## WHAT TO WORK ON
Repeat the listing that follows, character for character, minus the pictures.

— start of RECORDED INFORMATION —

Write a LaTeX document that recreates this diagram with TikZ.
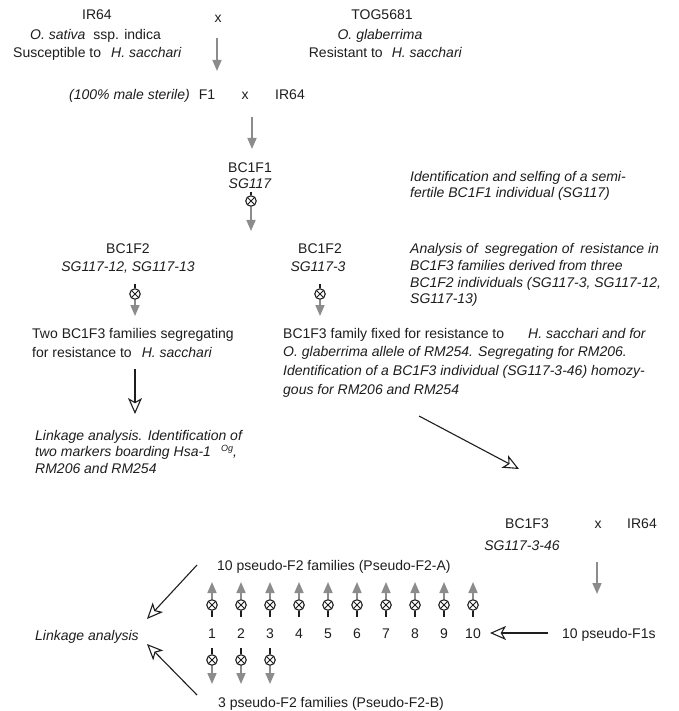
\documentclass[tikz,border=0pt]{standalone}
\usepackage{fontspec}
\setmainfont{Liberation Sans}
\usetikzlibrary{arrows.meta}
\definecolor{ink}{HTML}{1E1E1E}
\definecolor{arrgray}{HTML}{8C8C8C}
\begin{document}
\begin{tikzpicture}[x=1pt,y=-1pt,
  txt/.style={inner sep=0pt, font=\fontsize{14}{17}\selectfont, text=ink},
  lt/.style={txt, anchor=base west},
  rt/.style={txt, anchor=base east},
  ct/.style={txt, anchor=base},
  grayarr/.style={draw=arrgray, line width=1.6pt, -{Triangle[length=11pt,width=9pt]}, arrgray},
  blackarr/.style={draw=ink, line width=1.1pt, -{Stealth[open,length=16pt,width=14pt,inset=4pt]}},
  ticks/.style={draw=ink, line width=1.1pt},
  selfing/.style={circle, draw=ink, line width=1.1pt, minimum size=10.5pt, inner sep=0pt,
    path picture={\draw[line width=0.9pt, ink] (path picture bounding box.north west) -- (path picture bounding box.south east)
      (path picture bounding box.north east) -- (path picture bounding box.south west);}}
]
\useasboundingbox[fill=white] (0,0) rectangle (678,711);

% top cross
\node[ct] (ir64a) at (97,20) {IR64};
\node[lt] (sativa) at (30,40) {\itshape O. sativa\hspace{8pt}\upshape ssp. indica};
\node[lt] (susc) at (13,58) {Susceptible to\hspace{10pt}\itshape H. sacchari};
\node[ct] (cross1) at (218,23) {x};
\node[ct] (tog) at (382,20) {TOG5681};
\node[ct] (glab) at (380,40) {\itshape O. glaberrima};
\node[rt] (resis) at (462,58) {Resistant to\hspace{9pt}\itshape H. sacchari};
\coordinate (a1s) at (217,38);
\coordinate (a1e) at (217,71);
\draw[grayarr] (a1s) -- (a1e);

% F1 x IR64
\node[rt] (sterile) at (190,100) {\itshape (100\% male sterile)};
\node[ct] (f1) at (207,100) {F1};
\node[ct] (cross2) at (245,100) {x};
\node[ct] (ir64b) at (290,100) {IR64};
\coordinate (a2s) at (252,117);
\coordinate (a2e) at (252,149);
\draw[grayarr] (a2s) -- (a2e);

% BC1F1
\node[ct] (bc1f1) at (250,173) {BC1F1};
\node[ct] (sg117) at (250,189) {\itshape SG117};
\node[lt] (ident1) at (410,182) {\itshape Identification and selfing of a semi-};
\node[lt] (ident2) at (410,197) {\itshape fertile BC1F1 individual (SG117)};
\node[selfing] (s1) at (251,201) {};
\coordinate (s1t) at (251,192);
\coordinate (s1e) at (251,231);
\draw[ticks] (s1t) -- (s1);
\draw[grayarr] (s1) -- (s1e);

% BC1F2
\node[ct] (bc1f2l) at (128,253) {BC1F2};
\node[ct] (sgl) at (128,271) {\itshape SG117-12, SG117-13};
\node[ct] (bc1f2r) at (320,253) {BC1F2};
\node[ct] (sgr) at (318,271) {\itshape SG117-3};
\node[lt] (anal1) at (410,253) {\itshape Analysis of\hspace{3pt} segregation of\hspace{3pt} resistance in};
\node[lt] (anal2) at (410,270) {\itshape BC1F3 families derived from three};
\node[lt] (anal3) at (410,287) {\itshape BC1F2 individuals (SG117-3, SG117-12,};
\node[lt] (anal4) at (410,303) {\itshape SG117-13)};

\node[selfing] (s2) at (135,294) {};
\coordinate (s2t) at (135,284);
\coordinate (s2e) at (135,316);
\draw[ticks] (s2t) -- (s2);
\draw[grayarr] (s2) -- (s2e);
\node[selfing] (s3) at (320,294) {};
\coordinate (s3t) at (320,284);
\coordinate (s3e) at (320,316);
\draw[ticks] (s3t) -- (s3);
\draw[grayarr] (s3) -- (s3e);

% BC1F3
\node[lt] (two1) at (32,338) {Two BC1F3 families segregating};
\node[lt] (two2) at (32,357) {for resistance to\hspace{10pt}\itshape H. sacchari};
\node[lt] (fam1) at (283,338) {BC1F3 family fixed for resistance to\hspace{24pt}\itshape H. sacchari and for};
\node[lt] (fam2) at (283,356) {\itshape O. glaberrima allele of RM254. Segregating for RM206.};
\node[lt] (fam3) at (283,375) {\itshape Identification of a BC1F3 individual (SG117-3-46) homozy-};
\node[lt] (fam4) at (283,394) {\itshape gous for RM206 and RM254};

\coordinate (a3s) at (135,369);
\coordinate (a3e) at (135,414);
\draw[blackarr] (a3s) -- (a3e);
\node[lt] (link1) at (35,440) {\itshape Linkage analysis. Identification of};
\node[lt] (link2) at (35,456) {\itshape two markers boarding Hsa-1\hspace{10pt}\raisebox{5pt}{\fontsize{9}{10}\selectfont Og},};
\node[lt] (link3) at (35,473) {\itshape RM206 and RM254};

\coordinate (a4s) at (419,416);
\coordinate (a4e) at (519,469);
\draw[blackarr] (a4s) -- (a4e);

% BC1F3 x IR64
\node[ct] (bc1f3) at (527,528) {BC1F3};
\node[ct] (cross3) at (598,528) {x};
\node[ct] (ir64c) at (642,528) {IR64};
\node[ct] (sg346) at (522,550) {\itshape SG117-3-46};
\coordinate (a5s) at (597,562);
\coordinate (a5e) at (597,594);
\draw[grayarr] (a5s) -- (a5e);
\node[lt] (pf1) at (562,638) {10 pseudo-F1s};
\coordinate (a6s) at (548,633);
\coordinate (a6e) at (490,633);
\draw[blackarr] (a6s) -- (a6e);

% pseudo-F2 families
\node[lt] (pf2a) at (217,570) {10 pseudo-F2 families (Pseudo-F2-A)};
\node[lt] (pf2b) at (218,707) {3 pseudo-F2 families (Pseudo-F2-B)};
\foreach \i in {1,...,10} {
  \pgfmathsetmacro\xx{212+29*(\i-1)}
  \node[ct] (n\i) at (\xx,638) {\i};
  \node[selfing] (u\i) at (\xx,605) {};
  \coordinate (ut\i) at (\xx,582);
  \coordinate (ub\i) at (\xx,617);
  \draw[ticks] (ub\i) -- (u\i);
  \draw[grayarr] (u\i) -- (ut\i);
}
\foreach \i in {1,2,3} {
  \pgfmathsetmacro\xx{212+29*(\i-1)}
  \node[selfing] (d\i) at (\xx,660) {};
  \coordinate (dt\i) at (\xx,648);
  \coordinate (de\i) at (\xx,684);
  \draw[ticks] (dt\i) -- (d\i);
  \draw[grayarr] (d\i) -- (de\i);
}

\node[lt] (linkage) at (35,640) {\itshape Linkage analysis};
\coordinate (a7s) at (197,565);
\coordinate (a7e) at (147,619);
\draw[blackarr] (a7s) -- (a7e);
\coordinate (a8s) at (197,695);
\coordinate (a8e) at (147,644);
\draw[blackarr] (a8s) -- (a8e);
\end{tikzpicture}
\end{document}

— end of RECORDED INFORMATION —

## EXPECTED ANSWER
Write a LaTeX document that recreates this diagram with TikZ.
\documentclass[tikz,border=0pt]{standalone}
\usepackage{fontspec}
\setmainfont{Liberation Sans}
\usetikzlibrary{arrows.meta}
\definecolor{ink}{HTML}{1E1E1E}
\definecolor{arrgray}{HTML}{8C8C8C}
\begin{document}
\begin{tikzpicture}[x=1pt,y=-1pt,
  txt/.style={inner sep=0pt, font=\fontsize{14}{17}\selectfont, text=ink},
  lt/.style={txt, anchor=base west},
  rt/.style={txt, anchor=base east},
  ct/.style={txt, anchor=base},
  grayarr/.style={draw=arrgray, line width=1.6pt, -{Triangle[length=11pt,width=9pt]}, arrgray},
  blackarr/.style={draw=ink, line width=1.1pt, -{Stealth[open,length=16pt,width=14pt,inset=4pt]}},
  ticks/.style={draw=ink, line width=1.1pt},
  selfing/.style={circle, draw=ink, line width=1.1pt, minimum size=10.5pt, inner sep=0pt,
    path picture={\draw[line width=0.9pt, ink] (path picture bounding box.north west) -- (path picture bounding box.south east)
      (path picture bounding box.north east) -- (path picture bounding box.south west);}}
]
\useasboundingbox[fill=white] (0,0) rectangle (678,711);

% top cross
\node[ct] (ir64a) at (97,20) {IR64};
\node[lt] (sativa) at (30,40) {\itshape O. sativa\hspace{8pt}\upshape ssp. indica};
\node[lt] (susc) at (13,58) {Susceptible to\hspace{10pt}\itshape H. sacchari};
\node[ct] (cross1) at (218,23) {x};
\node[ct] (tog) at (382,20) {TOG5681};
\node[ct] (glab) at (380,40) {\itshape O. glaberrima};
\node[rt] (resis) at (462,58) {Resistant to\hspace{9pt}\itshape H. sacchari};
\coordinate (a1s) at (217,38);
\coordinate (a1e) at (217,71);
\draw[grayarr] (a1s) -- (a1e);

% F1 x IR64
\node[rt] (sterile) at (190,100) {\itshape (100\% male sterile)};
\node[ct] (f1) at (207,100) {F1};
\node[ct] (cross2) at (245,100) {x};
\node[ct] (ir64b) at (290,100) {IR64};
\coordinate (a2s) at (252,117);
\coordinate (a2e) at (252,149);
\draw[grayarr] (a2s) -- (a2e);

% BC1F1
\node[ct] (bc1f1) at (250,173) {BC1F1};
\node[ct] (sg117) at (250,189) {\itshape SG117};
\node[lt] (ident1) at (410,182) {\itshape Identification and selfing of a semi-};
\node[lt] (ident2) at (410,197) {\itshape fertile BC1F1 individual (SG117)};
\node[selfing] (s1) at (251,201) {};
\coordinate (s1t) at (251,192);
\coordinate (s1e) at (251,231);
\draw[ticks] (s1t) -- (s1);
\draw[grayarr] (s1) -- (s1e);

% BC1F2
\node[ct] (bc1f2l) at (128,253) {BC1F2};
\node[ct] (sgl) at (128,271) {\itshape SG117-12, SG117-13};
\node[ct] (bc1f2r) at (320,253) {BC1F2};
\node[ct] (sgr) at (318,271) {\itshape SG117-3};
\node[lt] (anal1) at (410,253) {\itshape Analysis of\hspace{3pt} segregation of\hspace{3pt} resistance in};
\node[lt] (anal2) at (410,270) {\itshape BC1F3 families derived from three};
\node[lt] (anal3) at (410,287) {\itshape BC1F2 individuals (SG117-3, SG117-12,};
\node[lt] (anal4) at (410,303) {\itshape SG117-13)};

\node[selfing] (s2) at (135,294) {};
\coordinate (s2t) at (135,284);
\coordinate (s2e) at (135,316);
\draw[ticks] (s2t) -- (s2);
\draw[grayarr] (s2) -- (s2e);
\node[selfing] (s3) at (320,294) {};
\coordinate (s3t) at (320,284);
\coordinate (s3e) at (320,316);
\draw[ticks] (s3t) -- (s3);
\draw[grayarr] (s3) -- (s3e);

% BC1F3
\node[lt] (two1) at (32,338) {Two BC1F3 families segregating};
\node[lt] (two2) at (32,357) {for resistance to\hspace{10pt}\itshape H. sacchari};
\node[lt] (fam1) at (283,338) {BC1F3 family fixed for resistance to\hspace{24pt}\itshape H. sacchari and for};
\node[lt] (fam2) at (283,356) {\itshape O. glaberrima allele of RM254. Segregating for RM206.};
\node[lt] (fam3) at (283,375) {\itshape Identification of a BC1F3 individual (SG117-3-46) homozy-};
\node[lt] (fam4) at (283,394) {\itshape gous for RM206 and RM254};

\coordinate (a3s) at (135,369);
\coordinate (a3e) at (135,414);
\draw[blackarr] (a3s) -- (a3e);
\node[lt] (link1) at (35,440) {\itshape Linkage analysis. Identification of};
\node[lt] (link2) at (35,456) {\itshape two markers boarding Hsa-1\hspace{10pt}\raisebox{5pt}{\fontsize{9}{10}\selectfont Og},};
\node[lt] (link3) at (35,473) {\itshape RM206 and RM254};

\coordinate (a4s) at (419,416);
\coordinate (a4e) at (519,469);
\draw[blackarr] (a4s) -- (a4e);

% BC1F3 x IR64
\node[ct] (bc1f3) at (527,528) {BC1F3};
\node[ct] (cross3) at (598,528) {x};
\node[ct] (ir64c) at (642,528) {IR64};
\node[ct] (sg346) at (522,550) {\itshape SG117-3-46};
\coordinate (a5s) at (597,562);
\coordinate (a5e) at (597,594);
\draw[grayarr] (a5s) -- (a5e);
\node[lt] (pf1) at (562,638) {10 pseudo-F1s};
\coordinate (a6s) at (548,633);
\coordinate (a6e) at (490,633);
\draw[blackarr] (a6s) -- (a6e);

% pseudo-F2 families
\node[lt] (pf2a) at (217,570) {10 pseudo-F2 families (Pseudo-F2-A)};
\node[lt] (pf2b) at (218,707) {3 pseudo-F2 families (Pseudo-F2-B)};
\foreach \i in {1,...,10} {
  \pgfmathsetmacro\xx{212+29*(\i-1)}
  \node[ct] (n\i) at (\xx,638) {\i};
  \node[selfing] (u\i) at (\xx,605) {};
  \coordinate (ut\i) at (\xx,582);
  \coordinate (ub\i) at (\xx,617);
  \draw[ticks] (ub\i) -- (u\i);
  \draw[grayarr] (u\i) -- (ut\i);
}
\foreach \i in {1,2,3} {
  \pgfmathsetmacro\xx{212+29*(\i-1)}
  \node[selfing] (d\i) at (\xx,660) {};
  \coordinate (dt\i) at (\xx,648);
  \coordinate (de\i) at (\xx,684);
  \draw[ticks] (dt\i) -- (d\i);
  \draw[grayarr] (d\i) -- (de\i);
}

\node[lt] (linkage) at (35,640) {\itshape Linkage analysis};
\coordinate (a7s) at (197,565);
\coordinate (a7e) at (147,619);
\draw[blackarr] (a7s) -- (a7e);
\coordinate (a8s) at (197,695);
\coordinate (a8e) at (147,644);
\draw[blackarr] (a8s) -- (a8e);
\end{tikzpicture}
\end{document}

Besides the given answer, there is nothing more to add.